Alexander Peter Marquese's Home Page

Self-replicating blocks

Self-replication is something that all living things do (some creatures cannot reproduce, but every creature comes from reproduction). It is one of the perquisites for evolution and a way for living things to maintain their entropy levels constant, instead of increasing like in every other physical system.

One of the first examples of mechanical self replication is from Lionel Sharples Penrose (here is his wikipedia entry). He is the father of the famous physicist Sir Roger Penrose. The picture of this device of shown below and is found in Ch 3.3 of the free on-line version of the book: Kinematic Self-Replicating Machines by Robert A. Freitas Jr. and Ralph C. Merkle. In this book you can find close to all of the mechanical self-replicating machines ever invented.

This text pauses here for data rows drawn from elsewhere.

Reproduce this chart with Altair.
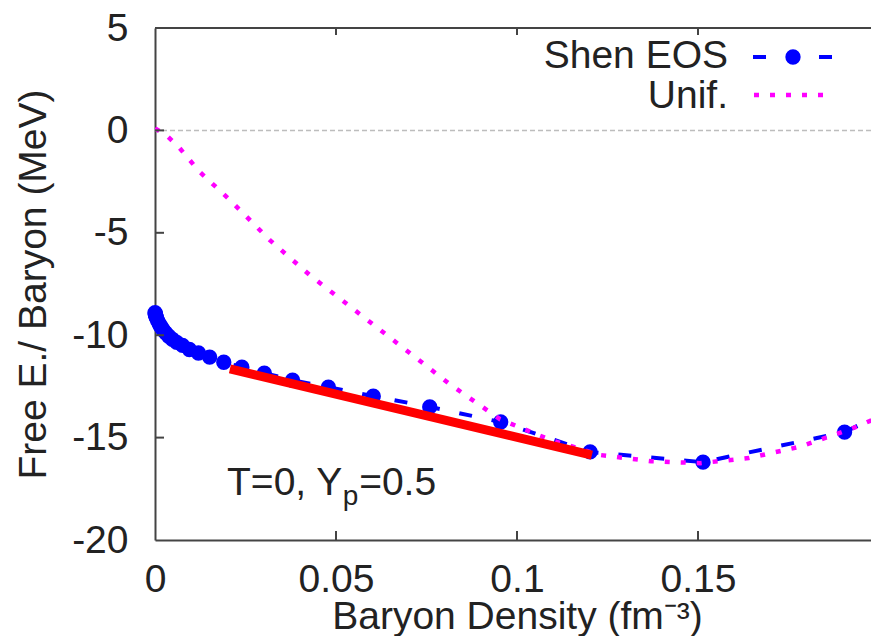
import altair as alt
import pandas as pd

# ---- data ----
shen_n = [0.00002, 0.00006, 0.00012, 0.00019, 0.00030, 0.00048, 0.00076, 0.0012,
          0.0015, 0.0019, 0.0024, 0.0030, 0.0038, 0.0048, 0.0060, 0.0076, 0.0095,
          0.0120, 0.0151, 0.0190, 0.0240, 0.0302, 0.0380, 0.0479, 0.0603, 0.0759,
          0.0955, 0.1202, 0.1514, 0.1905, 0.2398]
shen_e = [-8.90, -8.95, -9.00, -9.03, -9.10, -9.18, -9.30, -9.45,
          -9.55, -9.65, -9.78, -9.90, -10.05, -10.20, -10.35, -10.50, -10.70,
          -10.87, -11.07, -11.32, -11.56, -11.85, -12.20, -12.54, -12.98, -13.50,
          -14.24, -15.70, -16.20, -14.73, -10.5]

unif_n = [0.0, 0.0032, 0.0064, 0.0094, 0.0122, 0.0207, 0.0318, 0.0428, 0.0539,
          0.0677, 0.0815, 0.0953, 0.109, 0.123, 0.137, 0.1506, 0.164, 0.178,
          0.192, 0.2]
unif_e = [0.10, -0.25, -0.78, -1.41, -2.00, -3.40, -5.37, -7.07, -8.60,
          -10.50, -12.40, -14.10, -15.10, -15.85, -16.15, -16.25, -16.00, -15.45,
          -14.60, -14.0]

red_n = [0.0207, 0.1207]
red_e = [-11.65, -15.85]

x_ticks = [0.05, 0.1, 0.15]
x_labels_at = [0, 0.05, 0.1, 0.15]
y_ticks = [-15, -10, -5, 0]
y_labels_at = [-20, -15, -10, -5, 0, 5]

legend_labels = ["Shen EOS", "Unif."]

# ---- layout ----
W, H = 716, 512
XMAX = 0.1978
FONT = "Liberation Sans"
FS = 39
TXT = "#222222"
BLUE = "#0000ff"
MAG = "#ff00ff"
RED = "#ff0000"
AX = "#444444"

xs = alt.Scale(domain=[0, XMAX], nice=False, zero=False)
ys = alt.Scale(domain=[-20, 5], nice=False, zero=False)

xaxis = alt.Axis(values=x_labels_at, labelExpr="toString(datum.value)", ticks=False, tickSize=0,
                 grid=False, domain=True, domainColor=AX, domainWidth=2,
                 labelFont=FONT, labelFontSize=FS, labelColor=TXT,
                 labelBaseline="alphabetic", labelPadding=51, labelFlush=False,
                 labelOverlap=False,
                 title="Baryon Density (fm⁻³)", titleFont=FONT, titleFontSize=FS,
                 titleFontWeight="normal", titleColor=TXT, titleX=362, titleY=88,
                 titleBaseline="alphabetic", titleAlign="center")
yaxis = alt.Axis(values=y_labels_at, labelExpr="toString(datum.value)", ticks=False, tickSize=0,
                 grid=False, domain=True, domainColor=AX, domainWidth=2,
                 labelFont=FONT, labelFontSize=FS, labelColor=TXT,
                 labelPadding=27, labelFlush=False, labelOverlap=False,
                 title="Free E./ Baryon (MeV)", titleFont=FONT, titleFontSize=FS,
                 titleFontWeight="normal", titleColor=TXT, titleX=-110, titleY=H / 2,
                 titleBaseline="alphabetic", titleAlign="center", titleAngle=270)

X = alt.X("x:Q", scale=xs, axis=xaxis, title="Baryon Density (fm⁻³)")
Y = alt.Y("y:Q", scale=ys, axis=yaxis, title="Free E./ Baryon (MeV)")

shen = pd.DataFrame({"x": shen_n, "y": shen_e})
shen = shen[shen.x <= XMAX]
unif = pd.DataFrame({"x": unif_n, "y": unif_e})
red = pd.DataFrame({"x": red_n, "y": red_e})

zero = alt.Chart(pd.DataFrame({"y": [0]})).mark_rule(
    color="#bdbdbd", strokeDash=[5, 3], strokeWidth=1.5).encode(y=Y)

shen_line = alt.Chart(pd.DataFrame({"x": shen_n, "y": shen_e})).mark_line(
    color=BLUE, strokeDash=[13, 20], strokeWidth=4, clip=True).encode(x=X, y=Y)
shen_pts = alt.Chart(shen).mark_circle(color=BLUE, opacity=1, size=235).encode(x=X, y=Y)
unif_line = alt.Chart(unif).mark_line(
    color=MAG, strokeDash=[5, 11], strokeWidth=4.5, clip=True).encode(x=X, y=Y)
red_line = alt.Chart(red).mark_line(color=RED, strokeWidth=9, strokeCap="butt").encode(x=X, y=Y)

# inward ticks (gnuplot style) and top border
ytick = alt.Chart(pd.DataFrame({"y": y_ticks})).mark_rule(color=AX, strokeWidth=2).encode(
    y=Y, x=alt.value(0), x2=alt.value(9))
xtick_b = alt.Chart(pd.DataFrame({"x": x_ticks})).mark_rule(color=AX, strokeWidth=2).encode(
    x=X, y=alt.value(H), y2=alt.value(H - 9))
xtick_t = alt.Chart(pd.DataFrame({"x": x_ticks})).mark_rule(color=AX, strokeWidth=2).encode(
    x=X, y=alt.value(0), y2=alt.value(7))
top_border = alt.Chart(pd.DataFrame({"a": [0]})).mark_rule(color=AX, strokeWidth=2).encode(
    x=alt.value(0), x2=alt.value(W), y=alt.value(0))

# key (label on the left, sample on the right, as in gnuplot)
key_txt = alt.Chart(pd.DataFrame({"t": legend_labels, "py": [40, 80]})).mark_text(
    align="right", baseline="alphabetic", font=FONT, fontSize=FS, color=TXT).encode(
    x=alt.value(573), y=alt.Y("py:Q", scale=None), text="t:N")
key_blue = alt.Chart(pd.DataFrame({"a": [0]})).mark_rule(
    color=BLUE, strokeDash=[13, 20], strokeWidth=4).encode(
    x=alt.value(598), x2=alt.value(679), y=alt.value(29))
key_dot = alt.Chart(pd.DataFrame({"a": [0]})).mark_circle(color=BLUE, opacity=1, size=235).encode(
    x=alt.value(638), y=alt.value(29))
key_mag = alt.Chart(pd.DataFrame({"a": [0]})).mark_rule(
    color=MAG, strokeDash=[5, 11], strokeWidth=4.5).encode(
    x=alt.value(599), x2=alt.value(669), y=alt.value(67))

# annotation  T=0, Y_p=0.5
ann_main = alt.Chart(pd.DataFrame({"x": [0.0199], "y": [-17.8], "t": ["T=0, Y"]})).mark_text(
    align="left", baseline="alphabetic", font=FONT, fontSize=FS, color=TXT).encode(x=X, y=Y, text="t:N")
ann_sub = alt.Chart(pd.DataFrame({"x": [0.0519], "y": [-18.3], "t": ["p"]})).mark_text(
    align="left", baseline="alphabetic", font=FONT, fontSize=28, color=TXT).encode(x=X, y=Y, text="t:N")
ann_end = alt.Chart(pd.DataFrame({"x": [0.0564], "y": [-17.8], "t": ["=0.5"]})).mark_text(
    align="left", baseline="alphabetic", font=FONT, fontSize=FS, color=TXT).encode(x=X, y=Y, text="t:N")

chart = alt.layer(
    zero, shen_line, shen_pts, unif_line, red_line,
    ytick, xtick_b, xtick_t, top_border,
    key_txt, key_blue, key_dot, key_mag,
    ann_main, ann_sub, ann_end,
).properties(
    width=W, height=H,
    autosize=alt.AutoSizeParams(type="none"),
    padding={"left": 155, "top": 28, "right": 0, "bottom": 96},
    background="white",
).configure_view(stroke=None)

chart.save("out.html", embed_options={"renderer": "svg", "actions": False})
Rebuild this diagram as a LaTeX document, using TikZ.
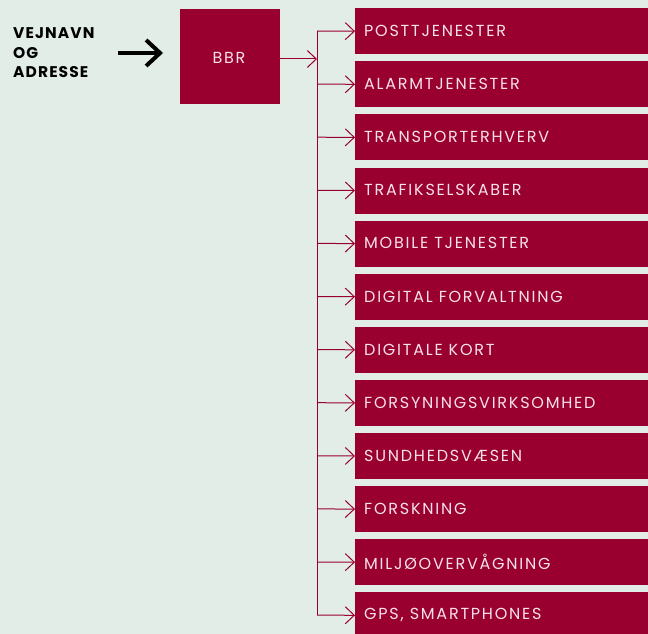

At first I wanted to recreate Penrose’s design for the blocks but I didn’t have enough money or woodworking skills. I also had a few permanent magnets lying around so I made a new design of self-replicating blocks with them (some steps in one self replication are shown below):

The first assembled piece shown is the referred to the seed since it needs to be built before self-replication can take place. The same seed is needed in Penrose’s construction. There is a mistake in the lever with the small orange magnet in the middle piece. The lever stays flush with the middle piece after the assembled pieces assemble another group of pieces. This can cause two middle pieces to attach before the two last pieces attach; then either the last piece comes in and the replication process continues or the first piece comes before it and you end up with an incomplete replication; just the first and the second piece joined. I fixed that afterwards with a magnet on the lever and another magnet glued on the side of the big orange magnet in the middle piece. They repel afterwards and the lever is not flush with the piece. I’m assuming this whole issue will take place if the pieces could move at random in a surface (like an air hockey table). All the spacings of the magnets were designed so that all the pieces with attach in the right place and in the right order.

The whole process is shown in the video below:

The objective of this design was to make a cheap and easy to make mechanical replicator that is able to replicate itself if placed in an air table and if all the components undergo small random motions.